Every time the world cup, or AFL/NFL games (finals? I don't follow them enough to know what they're called) roll around, my facebook page is inundated with testosterony men babbling about how Ronaldo was a disappointment, or how the refs were blind, or else crowing, "GO THE DRAGONS!11" in what can only be compared to lusty glee.
It's not becoming, gentlemen.
There is nothing 'manly' about dozens of sweaty men gathering in a small room, watching other sweaty men in short shorts wrestle and grope each other in muddy fields, screaming at regular intervals and getting drunk. The way you react, you'd think what you were seeing was this;
Of course, that's not what you're seeing.
What you are actually seeing, is this:
Yes, that is a man, sticking his finger up another man's no-no place.
Yet, you seem just as excited about the latter, as the former. I think this says something about you. The whole damn lot of you, for all your collective views about 'masculinity', seem happy enough to suspend them for the duration of the footy season! Strange.
That's just the philosophical side of things. Practically, you'd be nuts to go out into the city centre, or anywhere, really, during football/rugby season. Giggly groups of men will approach you and demand to know what 'team you go for'. If you look puzzled, you are met with jeers and snorts of derision. If you say you don't follow the game, you are met with audible gasps of shock and they sneer as they hastily depart, as though disinterest in their game is contagious, leaving you there to look alone and abandoned.
But if you've been terribly unwise and tried to pick a side, there can be no saving you. If you've picked well, they will howl in triumph, clap you altogether too hard on the back, and insist you join them for three rounds of shitty beer, politely leaving out that you will probably be gang-raped later. Declination of their overenthusiastic offer will be taken as a grave insult, so you'd better have some mace handy.
If you've been unfortunate and picked badly, you could reasonably expect a punch in the face, depending on how drunk the gaggle currently is.

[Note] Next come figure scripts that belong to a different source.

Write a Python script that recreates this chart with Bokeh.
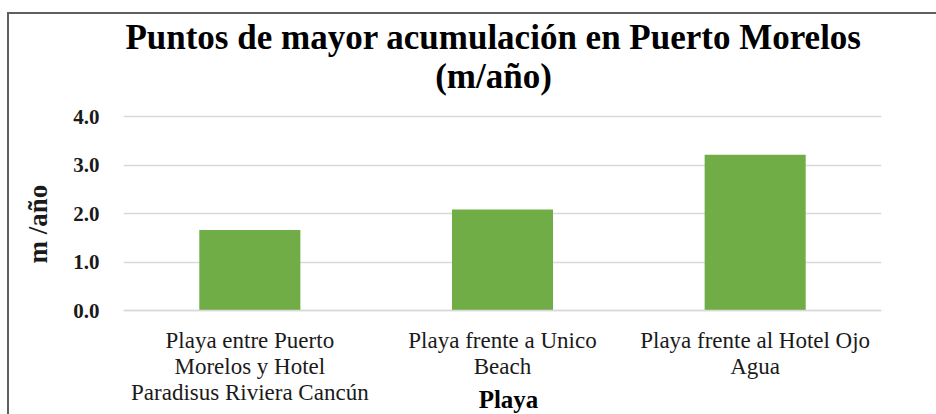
from bokeh.plotting import figure
from bokeh.models import Label, Title, FixedTicker, Range1d
from bokeh.embed import file_html
from bokeh.resources import INLINE

# ---- data ----
categories = [
    "Playa entre Puerto\nMorelos y Hotel\nParadisus Riviera Cancún",
    "Playa frente a Unico\nBeach",
    "Playa frente al Hotel Ojo\nAgua",
]
values = [1.66, 2.08, 3.21]
y_ticks = [0, 1, 2, 3, 4]
y_tick_labels = ["0.0", "1.0", "2.0", "3.0", "4.0"]
title_lines = ["Puntos de mayor acumulación en Puerto Morelos", "(m/año)"]
x_title = "Playa"
y_title = "m /año"

SERIF = "Liberation Serif"
W, H = 936, 414
FL, FR = 123, 881          # frame left / right (canvas px)
PY_TOP, PY_ZERO = 116, 310  # pixel rows of the top tick and of zero
PX_PER_UNIT = (PY_ZERO - PY_TOP) / (y_ticks[-1] - y_ticks[0])

# frame spans the full height; the value axis maps so that ticks land on the wanted rows
y_start = y_ticks[0] - (H - PY_ZERO) / PX_PER_UNIT
y_end = y_ticks[-1] + PY_TOP / PX_PER_UNIT

p = figure(
    x_range=categories,
    y_range=Range1d(y_start, y_end),
    width=W, height=H,
    output_backend="svg",
    toolbar_location=None,
    title=None,
    min_border_left=FL, min_border_right=W - FR,
    min_border_top=0, min_border_bottom=0,
)
p.outline_line_color = None
p.background_fill_color = None
p.border_fill_color = None
# chart-area border (top and left edges visible in the window)
p.styles = {
    "background": (
        "linear-gradient(#5f5f5f,#5f5f5f) 7px 12px / 2px 2000px no-repeat,"
        "linear-gradient(#5f5f5f,#5f5f5f) 7px 12px / 2000px 2px no-repeat,"
        "#ffffff"
    )
}

p.vbar(x=categories, top=values, width=0.4, fill_color="#70AD47", line_color=None)

# value axis
p.yaxis.ticker = FixedTicker(ticks=y_ticks)
p.yaxis.major_label_overrides = {t: l for t, l in zip(y_ticks, y_tick_labels)}
p.yaxis.axis_line_color = None
p.yaxis.major_tick_line_color = None
p.yaxis.minor_tick_line_color = None
p.yaxis.major_label_text_font = SERIF
p.yaxis.major_label_text_font_style = "bold"
p.yaxis.major_label_text_font_size = "21px"
p.yaxis.major_label_text_color = "#1a1a1a"
p.yaxis.major_label_standoff = 18

# vertical axis title: starts 151px above the canvas bottom (row 263) and reads upward
p.add_layout(Title(text=y_title, align="left", offset=H - 263, standoff=35,
                   text_font=SERIF, text_font_style="bold", text_font_size="27px",
                   text_color="#1a1a1a"), "left")

# category axis placed at zero
p.xaxis.fixed_location = 0
p.xaxis.axis_line_color = "#d9d9d9"
p.xaxis.axis_line_width = 1.5
p.xaxis.major_tick_line_color = None
p.xaxis.minor_tick_line_color = None
p.xaxis.major_label_text_font = SERIF
p.xaxis.major_label_text_font_size = "23px"
p.xaxis.major_label_text_line_height = 1.05
p.xaxis.major_label_text_color = "#1a1a1a"
p.xaxis.major_label_standoff = 11
p.xaxis.major_label_orientation = "horizontal"

p.xgrid.grid_line_color = None
p.ygrid.grid_line_color = "#d9d9d9"
p.ygrid.grid_line_width = 1.5

# titles (screen units measured from the frame's bottom-left corner)
def screen_label(cx, baseline, text, size):
    return Label(x=cx - FL, y=H - baseline, x_units="screen", y_units="screen",
                 text=text, text_align="center", text_baseline="alphabetic",
                 text_font=SERIF, text_font_style="bold", text_font_size=size,
                 text_color="#000000")

p.add_layout(screen_label(493, 37, title_lines[0], "35px"))
p.add_layout(screen_label(493, 76, title_lines[1], "35px"))
p.add_layout(screen_label(508, 399, x_title, "25px"))

open("out.html", "w").write(file_html(p, INLINE))
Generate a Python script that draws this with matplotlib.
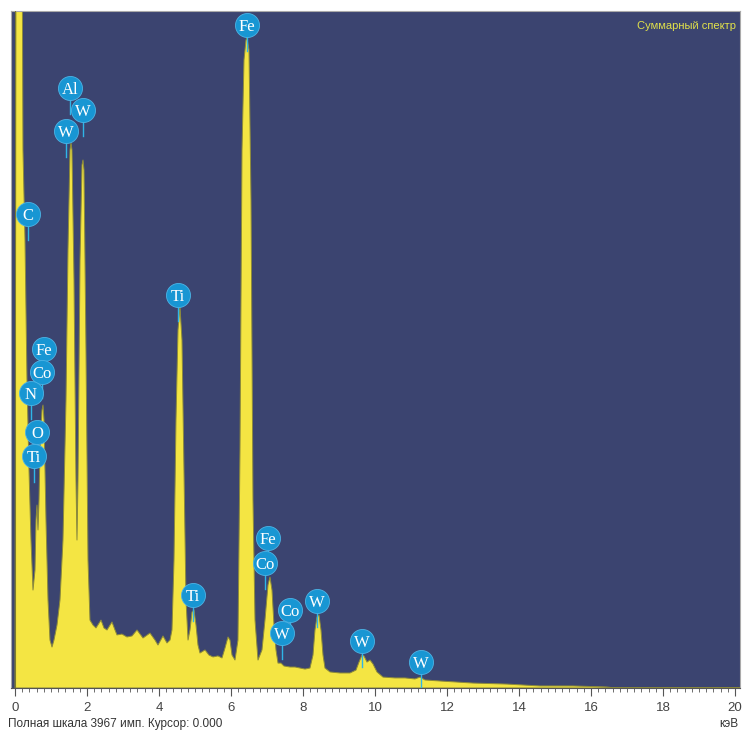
import matplotlib
matplotlib.use("Agg")
import matplotlib.pyplot as plt
from matplotlib.ticker import MultipleLocator

# spectrum (energy keV, counts)
energy = [0.000, 0.028, 0.194, 0.222, 0.278, 0.333, 0.389, 0.444, 0.500, 0.556,
          0.583, 0.611, 0.639, 0.667, 0.694, 0.750, 0.778, 0.806, 0.861, 0.917,
          0.972, 1.028, 1.083, 1.167, 1.250, 1.333, 1.417, 1.472, 1.528, 1.556,
          1.583, 1.639, 1.694, 1.722, 1.750, 1.806, 1.861, 1.889, 1.917, 1.972,
          2.028, 2.083, 2.167, 2.250, 2.389, 2.472, 2.556, 2.694, 2.778, 2.833,
          2.972, 3.111, 3.250, 3.389, 3.556, 3.750, 3.889, 3.972, 4.111, 4.222,
          4.306, 4.361, 4.417, 4.472, 4.528, 4.583, 4.639, 4.694, 4.750, 4.806,
          4.861, 4.917, 4.972, 5.028, 5.083, 5.139, 5.278, 5.389, 5.500, 5.639,
          5.750, 5.833, 5.917, 5.972, 6.028, 6.111, 6.194, 6.250, 6.306, 6.361,
          6.417, 6.444, 6.500, 6.556, 6.611, 6.667, 6.750, 6.861, 6.944, 7.028,
          7.083, 7.139, 7.194, 7.250, 7.306, 7.389, 7.472, 7.639, 7.778, 7.917,
          8.056, 8.194, 8.278, 8.333, 8.389, 8.444, 8.500, 8.556, 8.611, 8.750,
          9.028, 9.306, 9.472, 9.556, 9.639, 9.694, 9.778, 9.861, 9.944, 10.056,
          10.222, 10.556, 10.833, 11.111, 11.250, 11.389, 11.806, 12.722, 13.667, 14.583,
          15.500, 16.444, 16.667, 20.2]
counts = [0, 4600, 4600, 3153, 2625, 1805, 1277, 867, 574, 691,
          984, 1072, 926, 1102, 1395, 1629, 1658, 1570, 984, 516,
          281, 240, 281, 369, 516, 867, 1688, 2567, 3153, 3194,
          3153, 2391, 1219, 867, 1219, 2508, 3065, 3094, 3035, 1981,
          750, 398, 369, 352, 398, 352, 340, 387, 340, 311,
          316, 299, 305, 340, 293, 322, 281, 252, 305, 264,
          281, 340, 750, 1570, 2098, 2233, 2039, 1277, 516, 281,
          340, 445, 457, 369, 252, 205, 223, 193, 182, 188,
          176, 234, 299, 281, 193, 164, 281, 1395, 3153, 3680,
          3797, 3809, 3739, 2860, 1102, 398, 164, 223, 398, 604,
          650, 574, 369, 223, 146, 146, 129, 123, 123, 117,
          111, 117, 193, 340, 416, 428, 340, 193, 117, 94,
          88, 88, 105, 152, 193, 188, 152, 164, 141, 94,
          64, 59, 59, 53, 64, 47, 41, 29, 23, 12,
          12, 6, 0, 0]

# element markers: name, energy, counts at circle centre
lbl_name = ["Fe", "Al", "W", "W", "C", "Ti", "Fe", "Co", "N", "O", "Ti",
            "Fe", "Co", "Ti", "W", "Co", "W", "W", "W"]
lbl_e = [6.444, 1.528, 1.889, 1.417, 0.361, 4.528, 0.806, 0.750, 0.444, 0.611, 0.528,
         7.028, 6.944, 4.944, 8.389, 7.639, 7.417, 9.639, 11.278]
lbl_c = [3885, 3516, 3387, 3264, 2778, 2303, 1987, 1852, 1729, 1500, 1360,
         879, 733, 545, 510, 457, 322, 275, 152]

full_scale = 3967

fig = plt.figure(figsize=(7.42, 7.36), dpi=100)
ax = fig.add_axes([11 / 742, 48 / 736, 729 / 742, 677 / 736])
ax.set_facecolor("#3B4470")

ax.fill_between(energy, counts, 0, color="#F4E543", edgecolor="#8C8A3A",
                linewidth=0.7, zorder=2)
ax.axvline(0, color="#7A7A30", lw=0.8, zorder=3)

for name, e, c in zip(lbl_name, lbl_e, lbl_c):
    ax.plot([e, e], [c - 150, c - 50], color="#2FB5E8", lw=1, zorder=4)
    ax.scatter([e], [c], s=300, color="#1896D3", edgecolor="#4DB4E6",
               linewidth=0.6, zorder=5)
    ax.text(e, c - 10, name, color="white", ha="center", va="center",
            fontsize=12, family="Liberation Serif", zorder=6)

ax.text(0.995, 0.985, "Суммарный спектр", transform=ax.transAxes,
        ha="right", va="top", color="#E2E24A", fontsize=8,
        family="Liberation Sans")

ax.set_xlim(-0.111, 20.139)
ax.set_ylim(0, full_scale)
ax.set_yticks([])
ax.xaxis.set_major_locator(MultipleLocator(2))
ax.xaxis.set_minor_locator(MultipleLocator(0.2))
ax.tick_params(axis="x", which="major", length=6, width=0.8, color="#555555",
               labelsize=9.5, labelcolor="#444444", pad=4)
ax.tick_params(axis="x", which="minor", length=3, width=0.6, color="#555555")
for lab in ax.get_xticklabels():
    lab.set_family("Liberation Sans")
for s in ax.spines.values():
    s.set_color("#AAAAAA")
    s.set_linewidth(0.8)
ax.spines["bottom"].set_color("#555555")

fig.text(8 / 742, 1 - 724 / 736, "Полная шкала 3967 имп. Курсор: 0.000",
         ha="left", va="center", fontsize=8.5, color="#333333",
         family="Liberation Sans")
fig.text(738 / 742, 1 - 724 / 736, "кэВ", ha="right", va="center",
         fontsize=8.5, color="#333333", family="Liberation Sans")

fig.savefig("out.png", dpi=100)
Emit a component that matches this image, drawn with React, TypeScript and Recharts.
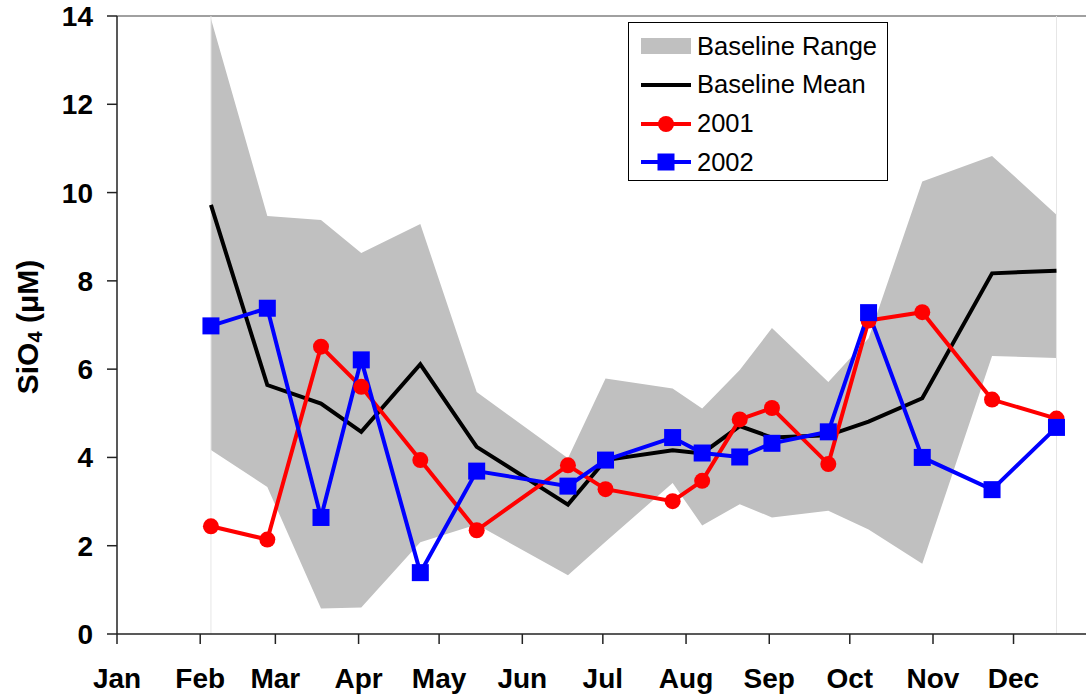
import React from "react";
import {
  ComposedChart,
  Area,
  Line,
  XAxis,
  YAxis,
  ReferenceLine,
  Legend,
} from "recharts";

const FONT = "'Liberation Sans', Arial, sans-serif";

// month ticks on a day-of-year axis (0 = Jan 1)
const monthNames = ["Jan", "Feb", "Mar", "Apr", "May", "Jun", "Jul", "Aug", "Sep", "Oct", "Nov", "Dec"];
const monthStarts = [0, 31, 59, 90, 120, 151, 181, 212, 243, 273, 304, 334];

// sampling days (day of year)
const sampleDays = [35, 56, 76, 91, 113, 134, 168, 182, 207, 218, 232, 244, 265, 280, 300, 326, 350];

// baseline min / max envelope and mean, SiO4 in uM
const rangeLow = [4.17, 3.33, 0.58, 0.6, 2.08, 2.48, 1.33, 2.09, 3.42, 2.46, 2.94, 2.64, 2.79, 2.37, 1.59, 6.3, 6.25];
const rangeHigh = [13.94, 9.47, 9.38, 8.63, 9.29, 5.48, 3.98, 5.79, 5.56, 5.11, 5.98, 6.93, 5.71, 6.7, 10.25, 10.83, 9.5];
const baselineMean = [9.72, 5.64, 5.22, 4.58, 6.11, 4.24, 2.93, 3.94, 4.16, 4.09, 4.71, 4.45, 4.5, 4.81, 5.34, 8.17, 8.23];

// yearly observations
const si2001 = [2.44, 2.14, 6.51, 5.6, 3.94, 2.35, 3.82, 3.28, 3.01, 3.47, 4.86, 5.12, 3.85, 7.1, 7.29, 5.31, 4.88];
const si2002 = [6.98, 7.38, 2.64, 6.21, 1.39, 3.69, 3.35, 3.94, 4.45, 4.1, 4.01, 4.32, 4.58, 7.28, 4.0, 3.27, 4.68];

const yTicks = [0, 2, 4, 6, 8, 10, 12, 14];

const chartData = sampleDays.map((day, i) => ({
  day,
  range: [rangeLow[i], rangeHigh[i]],
  mean: baselineMean[i],
  y2001: si2001[i],
  y2002: si2002[i],
}));

const MonthTick = (props: any) => {
  const { x, y, payload } = props;
  const idx = monthStarts.indexOf(payload.value);
  return (
    <text x={x} y={y} dy={44} textAnchor="middle" fontSize={28} fontWeight="bold" fontFamily={FONT} fill="#000">
      {monthNames[idx]}
    </text>
  );
};

const ValueTick = (props: any) => {
  const { x, y, payload } = props;
  return (
    <text x={x} y={y} dy={10} textAnchor="end" fontSize={28} fontWeight="bold" fontFamily={FONT} fill="#000">
      {payload.value}
    </text>
  );
};

const YTitle = () => (
  <text
    x={30}
    y={327}
    transform="rotate(-90, 30, 327)"
    textAnchor="middle"
    dominantBaseline="middle"
    fontSize={30}
    fontWeight="bold"
    fontFamily={FONT}
    fill="#000"
  >
    SiO
    <tspan fontSize={20} dy={7}>4</tspan>
    <tspan dy={-7}> (μM)</tspan>
  </text>
);

const SquareDot = (props: any) => {
  const { cx, cy, index } = props;
  if (cx == null || cy == null) return null;
  return <rect key={`sq-${index}`} x={cx - 8.5} y={cy - 8.5} width={17} height={17} fill="#0000FF" />;
};

const legendItems = [
  { name: "Baseline Range", kind: "area", color: "#C0C0C0" },
  { name: "Baseline Mean", kind: "line", color: "#000000" },
  { name: "2001", kind: "circle", color: "#FF0000" },
  { name: "2002", kind: "square", color: "#0000FF" },
];

const LegendBox = () => (
  <div
    style={{
      border: "1px solid #000",
      background: "#fff",
      width: 260,
      height: 159,
      boxSizing: "border-box",
      padding: "4px 0 0 12px",
      fontFamily: FONT,
      fontSize: 25.5,
      color: "#000",
    }}
  >
    {legendItems.map((it) => (
      <div key={it.name} style={{ display: "flex", alignItems: "center", height: 38.7 }}>
        <svg width={50} height={20} style={{ marginRight: 6 }}>
          {it.kind === "area" && <rect x={0} y={2} width={50} height={16} fill={it.color} />}
          {it.kind !== "area" && <line x1={0} y1={10} x2={50} y2={10} stroke={it.color} strokeWidth={4} />}
          {it.kind === "circle" && <circle cx={25} cy={10} r={8} fill={it.color} />}
          {it.kind === "square" && <rect x={16.5} y={1.5} width={17} height={17} fill={it.color} />}
        </svg>
        <span style={{ lineHeight: 1 }}>{it.name}</span>
      </div>
    ))}
  </div>
);

export default function App() {
  return (
    <div style={{ position: "absolute", left: 0, top: 0, background: "#fff" }}>
      <ComposedChart
        width={1086}
        height={697}
        data={chartData}
        margin={{ top: 16, right: 0, bottom: 0, left: 0 }}
      >
        <XAxis
          type="number"
          dataKey="day"
          domain={[0, 361]}
          ticks={monthStarts}
          interval={0}
          height={63}
          tickSize={10}
          tickMargin={0}
          tick={<MonthTick />}
          axisLine={{ stroke: "#222", strokeWidth: 1.5 }}
          tickLine={{ stroke: "#222", strokeWidth: 1.5 }}
        />
        <YAxis
          type="number"
          domain={[0, 14]}
          ticks={yTicks}
          interval={0}
          width={117}
          tickSize={10}
          tickMargin={14}
          tick={<ValueTick />}
          axisLine={{ stroke: "#222", strokeWidth: 1.5 }}
          tickLine={{ stroke: "#222", strokeWidth: 1.5 }}
          label={{ content: () => <YTitle /> }}
        />
        <ReferenceLine y={14} stroke="#808080" strokeWidth={1.5} />
        <ReferenceLine x={sampleDays[0]} stroke="#e6e6e6" strokeWidth={1} />
        <ReferenceLine x={sampleDays[sampleDays.length - 1]} stroke="#e6e6e6" strokeWidth={1} />
        <Area
          type="linear"
          dataKey="range"
          fill="#C0C0C0"
          fillOpacity={1}
          stroke="none"
          isAnimationActive={false}
        />
        <Line
          type="linear"
          dataKey="mean"
          stroke="#000000"
          strokeWidth={4}
          dot={false}
          isAnimationActive={false}
        />
        <Line
          type="linear"
          dataKey="y2001"
          stroke="#FF0000"
          strokeWidth={4}
          dot={{ r: 8, fill: "#FF0000", stroke: "none" }}
          isAnimationActive={false}
        />
        <Line
          type="linear"
          dataKey="y2002"
          stroke="#0000FF"
          strokeWidth={4}
          dot={<SquareDot />}
          isAnimationActive={false}
        />
        <Legend
          layout="horizontal"
          verticalAlign="middle"
          align="center"
          content={() => <LegendBox />}
          wrapperStyle={{ left: 628, top: 22, width: 260 }}
        />
      </ComposedChart>
    </div>
  );
}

Apart from the haranguing, we all know what happens to men when they coalesce in groups, especially when they've been drinking. It gets ugly. It gets undignified, it gets piteous and sometimes it gets dangerous. So of course, they fall upon the footy season with unreserved glee!
It's absolutely nuts. Akin to the teenage-girl hype regarding Twilight, except this insanity has been going on for much longer.
I laugh and point as the same men who snigger contemptuously at twilight fans turn into rabid, foaming-at-the-mouth crazies the moment football season is upon us.